In October of 2010 for her 85th birthday, I took Mom to Waikīkī on her 9th trip to Hawaiʻi. We stayed at the Ilikai and they graciously gave me a suite next to Mom’s, I presume so that she would have easy access to me. Out of the fourteen days that we were there, Mom, my brother Dan (who lived right down the block) and I ate about five or six breakfasts together out on Mom’s lānai.
The lānai breakfasts quickly assumed their own ritual. While I cooked breakfast in the only decent-sized pot that they provided, a pasta pot, Dan brought fresh fruit and Mom spread a large towel on the table on the lānai and set silverware and napkins. Once I had finished cooking breakfast (sausage slices, bacon, toast browned under the broiler, and scrambled eggs ala pasta pot, the three of us sat down out on the lānai and enjoyed the food, the softly blowing Trades and each other, for about forty-five minutes!

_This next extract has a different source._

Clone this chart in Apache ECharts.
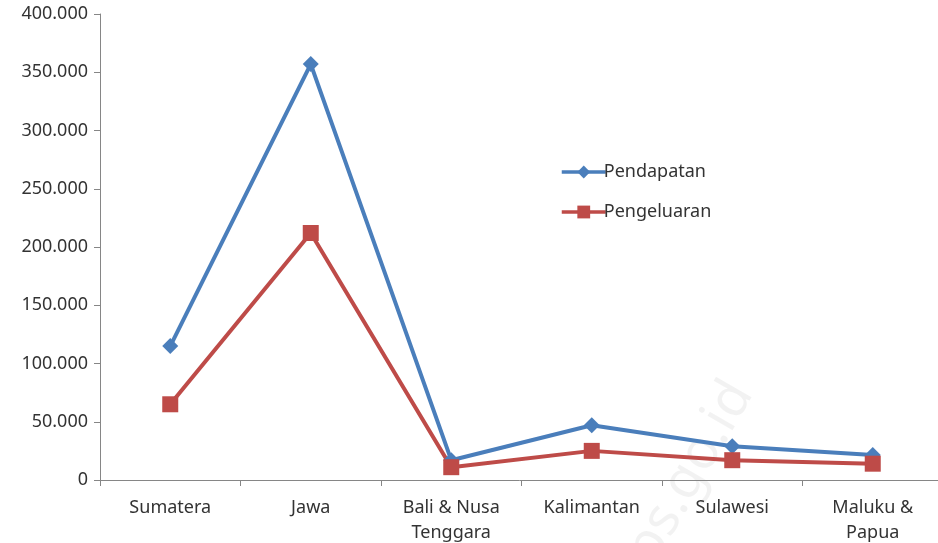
<!DOCTYPE html>
<html>
<head>
<meta charset="utf-8">
<script src="https://cdn.jsdelivr.net/npm/echarts@6/dist/echarts.min.js"></script>
<style>
  html, body { margin: 0; padding: 0; background: #ffffff; }
  #chart { width: 938px; height: 543px; }
</style>
</head>
<body>
<div id="chart"></div>
<script>
// Regions of Indonesia
const regions = ['Sumatera', 'Jawa', 'Bali & Nusa\nTenggara', 'Kalimantan', 'Sulawesi', 'Maluku &\nPapua'];
// Income and expenditure per region
const pendapatan = [115000, 357000, 17000, 47000, 29000, 21500];
const pengeluaran = [65000, 212000, 11000, 25000, 17000, 14000];
// Value axis range
const yMin = 0;
const yMax = 400000;
const yStep = 50000;

const FONT = '"Noto Sans", "Open Sans", sans-serif';
const TEXT = '#333333';
const BLUE = '#4a7ebb';
const RED = '#be4b48';
const AXIS = '#868686';

// Indonesian thousand separator (dot)
function fmt(v) {
  return String(v).replace(/\B(?=(\d{3})+(?!\d))/g, '.');
}

const chart = echarts.init(document.getElementById('chart'), null, { renderer: 'canvas' });
chart.setOption({
  animation: false,
  backgroundColor: '#ffffff',
  grid: { left: 100, right: -5, top: 14, bottom: 63, containLabel: false, outerBoundsMode: 'none' },
  legend: {
    orient: 'vertical',
    left: 555,
    top: 157,
    itemGap: 20,
    itemWidth: 44,
    itemHeight: 16,
    lineStyle: { width: 3.5 },
    textStyle: { fontFamily: FONT, fontSize: 18, lineHeight: 20, color: TEXT, padding: [0, 0, 0, -7] },
    data: ['Pendapatan', 'Pengeluaran']
  },
  xAxis: {
    type: 'category',
    data: regions,
    boundaryGap: true,
    axisLine: { lineStyle: { color: AXIS, width: 1 } },
    axisTick: { show: true, length: 6, alignWithLabel: false, lineStyle: { color: AXIS } },
    axisLabel: {
      fontFamily: FONT, fontSize: 18, color: TEXT, margin: 15, lineHeight: 25, interval: 0
    },
    splitLine: { show: false }
  },
  yAxis: {
    type: 'value',
    min: yMin,
    max: yMax,
    interval: yStep,
    axisLine: { show: true, lineStyle: { color: AXIS, width: 1 } },
    axisTick: { show: true, length: 6, inside: false, lineStyle: { color: AXIS } },
    axisLabel: {
      fontFamily: FONT, fontSize: 18, color: TEXT, margin: 12, formatter: fmt
    },
    splitLine: { show: false }
  },
  series: [
    {
      name: 'Pendapatan',
      type: 'line',
      data: pendapatan,
      symbol: 'diamond',
      symbolSize: 16,
      color: BLUE,
      lineStyle: { width: 4, color: BLUE },
      itemStyle: { color: BLUE }
    },
    {
      name: 'Pengeluaran',
      type: 'line',
      data: pengeluaran,
      symbol: 'rect',
      symbolSize: 16,
      color: RED,
      lineStyle: { width: 4, color: RED },
      itemStyle: { color: RED }
    }
  ],
  graphic: [
    {
      type: 'text',
      x: 600,
      y: 575,
      rotation: Math.PI / 3,
      z: -1,
      style: {
        text: 'bps.go.id',
        fontFamily: FONT,
        fontSize: 54,
        fill: 'rgba(0,0,0,0.05)'
      }
    }
  ]
});
</script>
</body>
</html>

Hawaii’s official motto is “Ua mau ke ea oka ʻāina i ka pono” (The life of the land is perpetuated in righteousness). I take that to mean that the life of the land and its people is dependent upon things being in a proper relationship. And relationship is really what we were celebrating out on that lānai, the relationship of our belonging to one another, the celebration of our ʻohana. And even while celebrating it, the experience of ʻohana roots us ever more deeply within those relationships.
I have come to see that pasta pot as a good example of ʻohana. It was the only pot we had to work with, so we made it work. And out of it came our celebration of each other and of being in Hawaiʻi once again: the people (us) and the land (the lānai) in right relationship… ala pasta pot!